Quando este, criado «à imagem de Deus... varão e mulher»,
ouve as palavras «Prolificai e multiplicai-vos enchei a terra e
submetei-a», mesmo que estas palavras não se refiram directa e
explicitamente ao trabalho, indirectamente já lho indicam, e isso
fora de quaisquer dúvidas, como uma actividade a desempenhar no
mundo. Mais ainda, elas patenteiam a mesma essência mais profunda do
trabalho. O homem é imagem de Deus, além do mais, pelo mandato
recebido do seu Criador de submeter, de dominar a terra. No
desempenho de tal mandato, o homem, todo e qualquer ser humano,
reflecte a própria acção do Criador do universo.
O trabalho entendido como uma actividade «transitiva», quer dizer,
uma actividade de modo tal que, iniciando-se no sujeito humano, se
endereça para um objecto exterior, pressupõe um específico domínio
do homem sobre a «terra»; e, por sua vez, confirma e desenvolve um
tal domínio. É claro que sob a designação «terra», de que fala o
texto bíblico, deve entender-se primeiro que tudo aquela parcela do
universo visível em que o homem habita; por extensão, porém, pode
entender-se todo o mundo visível, na medida em que este se encontra
dentro do raio de influência do homem e da sua procura de prover às
próprias necessidades.
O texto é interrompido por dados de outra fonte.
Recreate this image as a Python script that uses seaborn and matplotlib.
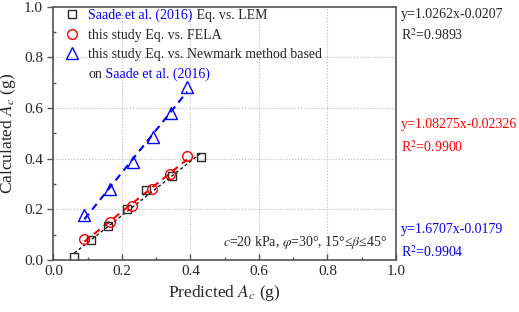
import numpy as np
import matplotlib
matplotlib.use("Agg")
import matplotlib.pyplot as plt
from matplotlib.lines import Line2D
import seaborn as sns

# data
lem_x = [0.061, 0.111, 0.160, 0.215, 0.271, 0.346, 0.431]
lem_y = [0.012, 0.079, 0.134, 0.200, 0.277, 0.330, 0.406]
fela_x = [0.090, 0.166, 0.230, 0.289, 0.341, 0.390]
fela_y = [0.083, 0.150, 0.213, 0.280, 0.340, 0.410]
nm_x = [0.090, 0.166, 0.233, 0.290, 0.343, 0.390]
nm_y = [0.178, 0.280, 0.387, 0.486, 0.582, 0.684]

eq_lem = ["y=1.0262x-0.0207", "R$^2$=0.9893"]
eq_fela = ["y=1.08275x-0.02326", "R$^2$=0.9900"]
eq_nm = ["y=1.6707x-0.0179", "R$^2$=0.9904"]

BLUE = "#0000ff"
RED = "#ff0000"
DARK = "#2a2a2a"

sns.set_style("ticks")
plt.rcParams["font.family"] = ["Liberation Serif", "DejaVu Serif"]
plt.rcParams["mathtext.fontset"] = "stix"

fig = plt.figure(figsize=(5.19, 3.12), dpi=100)
ax = fig.add_axes([0.103, 0.167, 0.660, 0.811])

# fitted lines
sns.regplot(x=lem_x, y=lem_y, scatter=False, ci=None, ax=ax,
            line_kws=dict(color="black", lw=0.9, ls=(0, (2.5, 2))))
sns.regplot(x=fela_x, y=fela_y, scatter=False, ci=None, ax=ax,
            line_kws=dict(color=RED, lw=1.5, ls=(0, (3.5, 2.5))))
sns.regplot(x=nm_x, y=nm_y, scatter=False, ci=None, ax=ax,
            line_kws=dict(color=BLUE, lw=1.5, ls=(0, (3.5, 2.5))))

# markers
mk = dict(sq=dict(marker="s", ms=6, mfc="none", mec=DARK, mew=1.0),
          ci=dict(marker="o", ms=7, mfc="none", mec=RED, mew=1.0),
          tr=dict(marker="^", ms=8, mfc="none", mec=BLUE, mew=1.0))
sns.lineplot(x=lem_x, y=lem_y, ax=ax, estimator=None, ls="", **mk["sq"])
sns.lineplot(x=fela_x, y=fela_y, ax=ax, estimator=None, ls="", **mk["ci"])
sns.lineplot(x=nm_x, y=nm_y, ax=ax, estimator=None, ls="", **mk["tr"])

ax.set_xlim(0, 1)
ax.set_ylim(0, 1)
ticks = np.arange(0, 1.01, 0.2)
ax.set_xticks(ticks)
ax.set_yticks(ticks)
ax.set_xticks(np.arange(0.1, 1, 0.2), minor=True)
ax.set_yticks(np.arange(0.1, 1, 0.2), minor=True)
ax.tick_params(axis="x", which="both", direction="in", color="#555555")
ax.tick_params(axis="y", which="major", direction="out", color="#555555")
ax.tick_params(axis="y", which="minor", direction="in", color="#555555")
ax.tick_params(which="major", length=4, width=1, labelsize=11)
ax.tick_params(which="minor", length=2.5, width=1)
ax.grid(True, which="major", ls=":", color="#bbbbbb", lw=0.8)
for s in ax.spines.values():
    s.set_visible(True)
    s.set_color("#555555")
    s.set_linewidth(1.2)

ax.set_xlabel("Predicted $A_c$ (g)", fontsize=12.5, labelpad=4)
ax.set_ylabel("Calculated $A_c$ (g)", fontsize=12.5, labelpad=4)

# legend
handles = [Line2D([], [], ls="", **mk[k]) for k in ("sq", "ci", "tr")]
labels = ["Saade et al. (2016)", "this study Eq. vs. FELA",
          "this study Eq. vs. Newmark method based"]
leg = ax.legend(handles, labels, loc="upper left", bbox_to_anchor=(0.0, 1.03),
                frameon=False, fontsize=10, handlelength=1.2, handletextpad=0.6,
                labelspacing=0.45, borderaxespad=0.3)
t = leg.get_texts()
t[0].set_color(BLUE)

# pieces of legend text in other colours, placed after a first draw
fig.canvas.draw()
r = fig.canvas.get_renderer()
b0 = t[0].get_window_extent(r)
b2 = t[2].get_window_extent(r)
ax.annotate(" Eq. vs. LEM", xy=(b0.x1, b0.y0), xycoords="figure pixels",
            va="bottom", ha="left", fontsize=10)
on = ax.annotate("on", xy=(b2.x0, b2.y0 - 20), xycoords="figure pixels",
                 va="bottom", ha="left", fontsize=10)
fig.canvas.draw()
bo = on.get_window_extent(r)
ax.annotate(" Saade et al. (2016)", xy=(bo.x1, bo.y0), xycoords="figure pixels",
            va="bottom", ha="left", fontsize=10, color=BLUE)

ax.text(0.975, 0.035, r"$c$=20 kPa, $\varphi$=30°, 15°≤$\beta$≤45°",
        transform=ax.transAxes, ha="right", va="bottom", fontsize=10)

# fit equations on the right
fx = 0.773
fig.text(fx, 0.952, eq_lem[0], fontsize=10, va="center")
fig.text(fx, 0.888, eq_lem[1], fontsize=10, va="center")
fig.text(fx, 0.600, eq_fela[0], fontsize=10, va="center", color=RED)
fig.text(fx, 0.528, eq_fela[1], fontsize=10, va="center", color=RED)
fig.text(fx, 0.263, eq_nm[0], fontsize=10, va="center", color=BLUE)
fig.text(fx, 0.192, eq_nm[1], fontsize=10, va="center", color=BLUE)

fig.savefig("out.png", dpi=100)
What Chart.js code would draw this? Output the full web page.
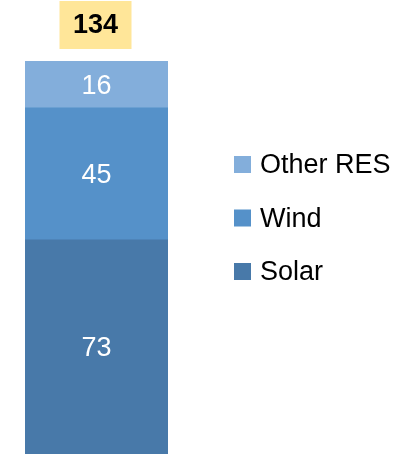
<!DOCTYPE html>
<html>
<head>
<meta charset="utf-8">
<script src="https://cdn.jsdelivr.net/npm/chart.js@4.4.1/dist/chart.umd.min.js"></script>
<style>
  html, body { margin: 0; padding: 0; background: #fff; }
  #wrap { width: 419px; height: 454px; position: relative; }
</style>
</head>
<body>
<div id="wrap"><canvas id="chart"></canvas></div>
<script>
const categories = ["Total"];
const solar = [73];
const wind = [45];
const otherRes = [16];
const totals = [134];

const FONT = "'Liberation Sans', Arial, sans-serif";

// white value labels in the middle of each segment, plus the total on top
const labelPlugin = {
  id: "labels",
  afterDatasetsDraw(chart) {
    const ctx = chart.ctx;
    ctx.save();
    ctx.textAlign = "center";
    ctx.textBaseline = "middle";
    chart.data.datasets.forEach((ds, i) => {
      const meta = chart.getDatasetMeta(i);
      meta.data.forEach((bar, j) => {
        const mid = (bar.y + bar.base) / 2;
        ctx.fillStyle = "#ffffff";
        ctx.font = "27px " + FONT;
        ctx.fillText(ds.data[j], bar.x, mid + 2);
      });
    });
    const top = chart.getDatasetMeta(chart.data.datasets.length - 1).data[0];
    const y = chart.scales.y.getPixelForValue(totals[0]);
    ctx.fillStyle = "#ffe699";
    ctx.fillRect(top.x - 37, y - 60, 72, 48);
    ctx.fillStyle = "#000000";
    ctx.font = "bold 27px " + FONT;
    ctx.fillText(totals[0], top.x - 1, y - 35);
    ctx.restore();
  }
};

// legend on the right, listed top segment first
const legendPlugin = {
  id: "sideLegend",
  afterDraw(chart) {
    const ctx = chart.ctx;
    ctx.save();
    ctx.textBaseline = "middle";
    ctx.font = "27px " + FONT;
    const items = chart.data.datasets.slice().reverse();
    items.forEach((ds, i) => {
      const cy = 165 + i * 53.5;
      ctx.fillStyle = ds.backgroundColor;
      ctx.fillRect(234, cy - 9, 17, 17);
      ctx.fillStyle = "#000000";
      ctx.fillText(ds.label, 260, cy + 1);
    });
    ctx.restore();
  }
};

new Chart(document.getElementById("chart"), {
  type: "bar",
  data: {
    labels: categories,
    datasets: [
      { label: "Solar", data: solar, backgroundColor: "#4879a9" },
      { label: "Wind", data: wind, backgroundColor: "#5591c9" },
      { label: "Other RES", data: otherRes, backgroundColor: "#83aedb" }
    ]
  },
  options: {
    responsive: true,
    maintainAspectRatio: false,
    animation: false,
    layout: { padding: { left: 25, right: 251, top: 61, bottom: 0 } },
    datasets: { bar: { barPercentage: 1, categoryPercentage: 1, borderWidth: 0 } },
    scales: {
      x: { stacked: true, display: false },
      y: { stacked: true, display: false, min: 0, max: 134 }
    },
    plugins: { legend: { display: false }, tooltip: { enabled: false } }
  },
  plugins: [labelPlugin, legendPlugin]
});
</script>
</body>
</html>
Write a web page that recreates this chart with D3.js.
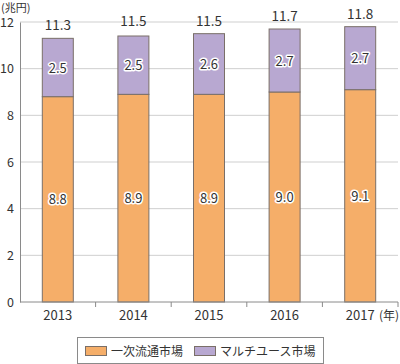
<!DOCTYPE html>
<html><head><meta charset="utf-8">
<script src="https://cdn.jsdelivr.net/npm/d3@7"></script>
<style>body{margin:0;background:#fff}svg{display:block}text{font-family:"Noto Sans CJK JP","Noto Sans",sans-serif}</style>
</head><body>
<script>
const years = ["2013","2014","2015","2016","2017"];
const primary = [8.8, 8.9, 8.9, 9.0, 9.1];
const multiuse = [2.5, 2.5, 2.6, 2.7, 2.7];
const totals = [11.3, 11.5, 11.5, 11.7, 11.8];
const yTicks = [0, 2, 4, 6, 8, 10, 12];
const seriesNames = ["一次流通市場", "マルチユース市場"];
const colors = ["#F5AE69", "#B8A8D1"];

const W = 400, H = 364;
const svg = d3.select("body").append("svg").attr("width", W).attr("height", H);
const x = d3.scaleBand().domain(years).range([20, 398]).paddingInner(0.59).paddingOuter(0.295);
const y = d3.scaleLinear().domain([0, 12]).range([302, 22]);

// gridlines
svg.append("g").selectAll("line").data(yTicks.filter(d => d > 0)).join("line")
  .attr("x1", 20).attr("x2", 398).attr("y1", d => y(d)).attr("y2", d => y(d))
  .attr("stroke", "#cfcfcf").attr("stroke-width", 1);

// y axis
const yAxis = d3.axisLeft(y).tickValues(yTicks).tickSize(0).tickPadding(6);
const gy = svg.append("g").attr("transform", "translate(20,0)").call(yAxis);
gy.select(".domain").attr("stroke", "#8a8a8a");
gy.selectAll("text").attr("font-size", 12.5).attr("fill", "#333").attr("font-family", null);

// bars
const stackData = years.map((yr, i) => ({yr, a: primary[i], b: multiuse[i]}));
const stack = d3.stack().keys(["a", "b"])(stackData);
svg.append("g").selectAll("g").data(stack).join("g")
  .attr("fill", (d, i) => colors[i])
  .selectAll("rect").data(d => d).join("rect")
  .attr("x", d => x(d.data.yr)).attr("width", x.bandwidth())
  .attr("y", d => y(d[1])).attr("height", d => y(d[0]) - y(d[1]))
  .attr("stroke", "#7a6f68").attr("stroke-width", 1);

// x axis
const gx = svg.append("g").attr("transform", "translate(0,302)");
gx.append("line").attr("x1", 20).attr("x2", 398).attr("stroke", "#8a8a8a");
const bounds = years.map((yr, i) => x(yr) - x.step() * x.paddingInner() / 2 + x.step());
gx.selectAll("line.t").data(bounds).join("line").attr("class", "t")
  .attr("x1", d => d).attr("x2", d => d).attr("y1", 0).attr("y2", 5).attr("stroke", "#8a8a8a");
gx.selectAll("text").data(years).join("text")
  .attr("x", d => x(d) + x.bandwidth() / 2).attr("y", 18)
  .attr("text-anchor", "middle").attr("font-size", 13).attr("fill", "#333").text(d => d);
svg.append("text").attr("x", 399).attr("y", 320).attr("text-anchor", "end").attr("font-size", 12).attr("fill", "#333").text("(年)");
svg.append("text").attr("x", 1).attr("y", 12).attr("font-size", 11).attr("fill", "#333").text("(兆円)");

// segment labels
stack.forEach(layer => {
  svg.append("g").selectAll("text").data(layer).join("text")
    .attr("x", d => x(d.data.yr) + x.bandwidth() / 2)
    .attr("y", d => (y(d[0]) + y(d[1])) / 2 + 5)
    .attr("text-anchor", "middle").attr("font-size", 13).attr("fill", "#333")
    .attr("stroke", "#fff").attr("stroke-width", 3).attr("paint-order", "stroke")
    .attr("stroke-linejoin", "round")
    .text(d => (d[1] - d[0]).toFixed(1));
});

// totals
svg.append("g").selectAll("text").data(years).join("text")
  .attr("x", d => x(d) + x.bandwidth() / 2)
  .attr("y", (d, i) => y(totals[i]) - 8)
  .attr("text-anchor", "middle").attr("font-size", 13.5).attr("fill", "#333")
  .text((d, i) => totals[i].toFixed(1));

// legend
const lg = svg.append("g");
lg.append("rect").attr("x", 77.5).attr("y", 337.5).attr("width", 246).attr("height", 26)
  .attr("fill", "#fff").attr("stroke", "#8a8a8a");
const lx = [85, 194];
seriesNames.forEach((n, i) => {
  lg.append("rect").attr("x", lx[i] + 0.5).attr("y", 346.5).attr("width", 21).attr("height", 9)
    .attr("fill", colors[i]).attr("stroke", "#7a6f68");
  lg.append("text").attr("x", lx[i] + 26).attr("y", 355.5).attr("font-size", 12).attr("fill", "#333").text(n);
});
</script>
</body></html>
A expressão «submeter a terra» tem um
alcance imenso. Ela indica todos os recursos que a mesma terra (e
indirectamente o mundo visível) tem escondidos em si e que, mediante
a actividade consciente do homem, podem ser descobertas e oportunamente
utilizadas por ele. Assim, tais palavras, postas logo ao princípio
da Bíblia, jamais cessam de ter actualidade. Elas abarcam
igualmente todas as épocas passadas da civilização e da economia,
bem como toda a realidade contemporânea, e mesmo as futuras fases do
progresso, as quais, em certa medida, talvez se estejam já a
delinear, mas em grande parte permanecem ainda para o homem algo quase
desconhecido e recôndito.
Se por vezes se fala de períodos de «aceleração» na vida
económica e na civilização da humanidade ou de alguma nação em
particular, coligando tais «acelerações» ao progresso da ciência e
da técnica e, especialmente, às descobertas decisivas para a vida
sócio-económica, pode ao mesmo tempo dizer-se que nenhuma dessas
«acelerações» faz com que fique superado o conteúdo essencial
daquilo que foi dito naquele antiquíssimo texto bíblico. O homem,
ao tornar-se — mediante o seu trabalho — cada vez mais senhor da
terra, e ao consolidar — ainda mediante o trabalho — o seu domínio
sobre o mundo visível, em qualquer hipótese e em todas as fases deste
processo, permanece na linha daquela disposição original do
Criador, a qual se mantém necessária e indissoluvelmente ligada ao
facto de o homem ter sido criado, como varão e mulher, «à imagem de
Deus». E, ao mesmo tempo, tal processo é universal: abrange
todos os homens, todas as gerações, todas as fases do progresso
económico e cultural e, simultâneamente, é um processo que se actua
em todos e cada um dos homens, em todos os sujeitos humanos
conscientes. Todos e cada um são contemporâneamente por ele
abarcados. Todos e cada um, em medida adequada e num número
incalculável de modos, tomam parte em tal processo gigantesco,
mediante o qual o homem «submete a terra» com o seu trabalho.